Wednesday, January 28, 2009

Finding Records Online - Looking in Places You May Never Have Thought Of

Hey there, long time no see. I have been busy again. I camped with the Boy Scouts on a Navy base last week. I didn't know that so many cargo ships came into port at night and we were right under the flight path for the helicopters. This week we had our Cub Scout pinewood derby. We finally were able to purchase a new aluminum track. It took us all night Monday to put together and then all night Tuesday for the Cubs to race. They had a lot of fun.

Now, since I have some free time this evening I decided to get back to my blog. While I was sitting here trying to figure out what my blog would be about tonight, my wife asked me to help her find a copy of The Lovelace Family and Its Connections from the Virginia Magazine of History and Biography 1921. She ran across this article as a source while researching her Todd family in early colonial Virginia (She is descended from Captain Thomas Todd [1619-1675]). She happened to find a listing for the article in JSTOR ( which is an online database of journals. Many libraries and some government agencies have access to this database, otherwise it will cost $10 per article to print. In the past, I have been able to use JSTOR to find agricultural journals from the 1800's which helped in my genealogy research. Several older historical and genealogical journals are also included in this collection.

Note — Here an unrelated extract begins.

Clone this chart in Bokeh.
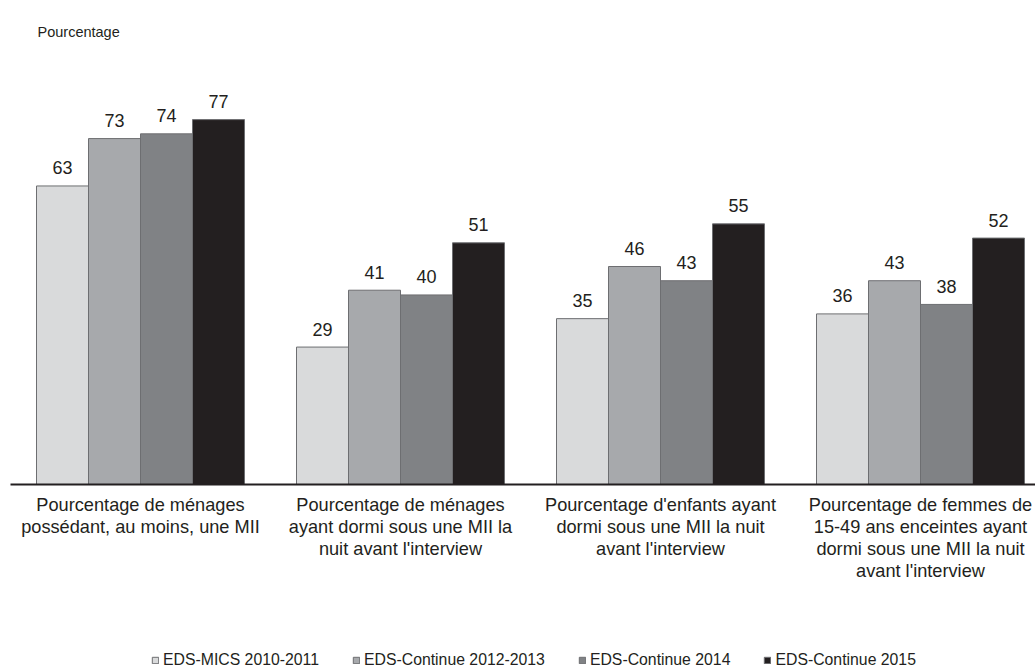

Another useful online database is ProQuest ( ProQuest  is also a database that you may be able to access from your local library. One of my favorite collections in ProQuest is their historical newspaper collection. Yes, I know that Newspaper Archives and several other sites also have newspapers online but those are also subscription sites and they may not be available in your local library. I have been able to access the archives of the Atlanta Constitution while researching my wife's Coker lines.

Another site that you may have used but forgotten is the FamilySearch Library ( Some of the records indexed here are already in digital format and can be viewed online. I have been able to find copies of the county histories for Auglaize County, Ohio, where both my wife's family and mine originated.

By the way, just to let you know, I was not able to get the article from JSTOR because I forgot my University passwords and my DOI passwords and it has been removed from my DOD access. I guess I will have to get those passwords fixed before next semester when I start teaching again. So I went to my old faithful backup, Google Books and found the article right off the bat and was able to download it.